先日、10月12日に公開された映画「音タコ」を観に行ってきました。今回は、その時の感想を書きたいと思います。少しネタバレしてしまっている部分もありますので注意してください。
映画「音タコ」とは?
音タコは、「音量を上げろタコ!なに歌ってんのか全然わかんねぇんだよ!」の略です。タイトルが長いので、ここからも「音タコ」と書かせていただきます。
音タコは、驚異の歌声を持つ奇跡のロックミュージシャンのシン(阿部サダヲ)と声の小さすぎるストリートミュージシャンのふうか(吉岡里帆)の出会いから起こる様々な奇跡を描くロック・コメディ映画です。
TOHOシネマズの映画紹介では、次のように紹介されています。
驚異の歌声を持つロックスター、シン(阿部サダヲ)。その存在自体がロックであり、カリスマ的な人気を誇っているが、実は彼には秘密があった。彼の歌声は「声帯ドーピング」というオキテ破りの方法によって作られたものだったのだ。長年にわたる声帯ドーピングの副作用で、限界が近づく喉に焦りと恐怖を抱える彼が出会ったのは、異様に声の小さいストリートミュージシャン、ふうか(吉岡里帆)だった。2つの歌声が出会ったとき、世界を変えるほどの奇跡が起きる!?
(参照元:TOHOシネマズ)
これは映画を観終わった後に知ったことですが、「音タコ」は、原作ありきの作品が多い中、完全オリジナルの脚本なんだそうです。
音タコの中では、役者の人たちの役柄は、普通の人が一人もいないというほどみんなクセのある性格をしていたり、「いいのいいの!ブライアンいーの」「タンポポのポは一ついらねぇんだよ」などギャグもたくさんあって、三木聡の世界観が堪能できる作品でした。
声の小さすぎるストリートミュージシャンを演じた吉岡里帆さんは、「いいのいいの、ブライアン・イーノ」という台詞を挙げて次のようにコメントしています。
「大変な時もまぁいっか、明日頑張れたらいいか、と思えるような台詞が三木聡監督の作品にはたくさん散りばめられているんですけど、それがとても顕著に表れている台詞だなと思います」
(参照元:「音タコ」NEWS←現在は閉鎖されています)
コメディだけど、感動してしまいました!
「音タコ」は、コメディ映画ではありますが、私は、みんなが笑っている中泣いてしまいそうになっていました。今でも、予告映像を観ただけで涙がこみ上げてきます。

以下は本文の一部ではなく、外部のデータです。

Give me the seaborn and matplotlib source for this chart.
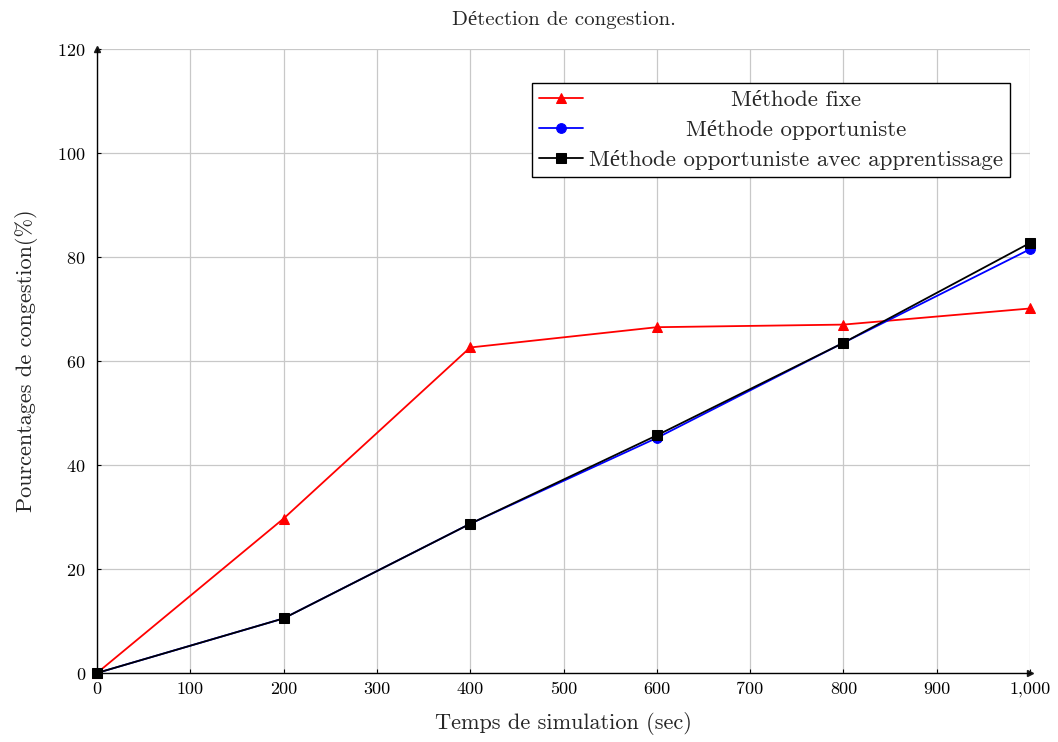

この予告を観て、阿部サダヲが演じる奇跡の歌声を持つロックミュージシャンのシンが吉岡里帆が演じるストリートミュージシャンのふうかに対して尽くしたこと、逆に、ふうかがシンに対して尽くしたこと、この二人の関係性を思い出すだけで涙が出そうになってしまいます。
この映画の趣旨とは違うかもしれませんが、「本当に自分はまだまだだな」「もっと頑張らなきゃ」と思わされました。
やらない理由を見つけてるだけ!
私が、この映画で一番印象に残ったのはギャグではありません。シンがふうかに言った「お前はやらない理由ばかり見つけているだけ」という言葉でした。
この言葉、シンがふうかに対して「なんで大きな声で歌わないの?」と問い詰めた時、ふうかから出てくる言葉が自分を守るための言い訳ばかりだったことをきっかけに、シンがふうかに言った言葉です。
ネタバレになってしまいますので、ここではあまり詳しいことは書かないことにしますが、「やらない理由を見つけてるだけ!」という言葉は、すごく心に残る言葉でしたし、すごく自分自身に当てはまると思いました。
人が何かをするとき、自分の都合ばかりを気にしているとそれを理由に行動できなくなるんだと思いました。
人が行動を起こすとき、自分の都合は関係ない
そして、人が行動するときには、自己都合は関係ないんだと思いましたし、むしろ、排除すべきなんだとも思いました。
人は、自分一人では変われないと思います。他人との関りの中で初めて変われると思っています。
もし自分が、楽しみを経験したいなら、まずは相手を楽しませること。
もし自分が、喜びを経験したいと思うなら、まずは相手を喜ばせること。
もし自分が、感動を経験したいなら、まずは相手を感動させること。
このように自分が手に入れたいと思うことは、それを相手に提供することで初めて手に入れることができると、これまでの人生で学ばせていただいてきました。
そして、これらを提供するために自分の都合は関係なく、ただ相手の求めていることをひたすら提供すること。それによって、人は自分が手に入れたいものを手に入れられるのだと思っています。
ロック・コメディ映画「音タコ」は、私にとって、このような人間の本質の部分を思い出せてくれる映画でした。
「音タコ」は、レビューでは、あまり良い評価がされていないようですが、絶対に一度は観た方が良いおススメの映画です。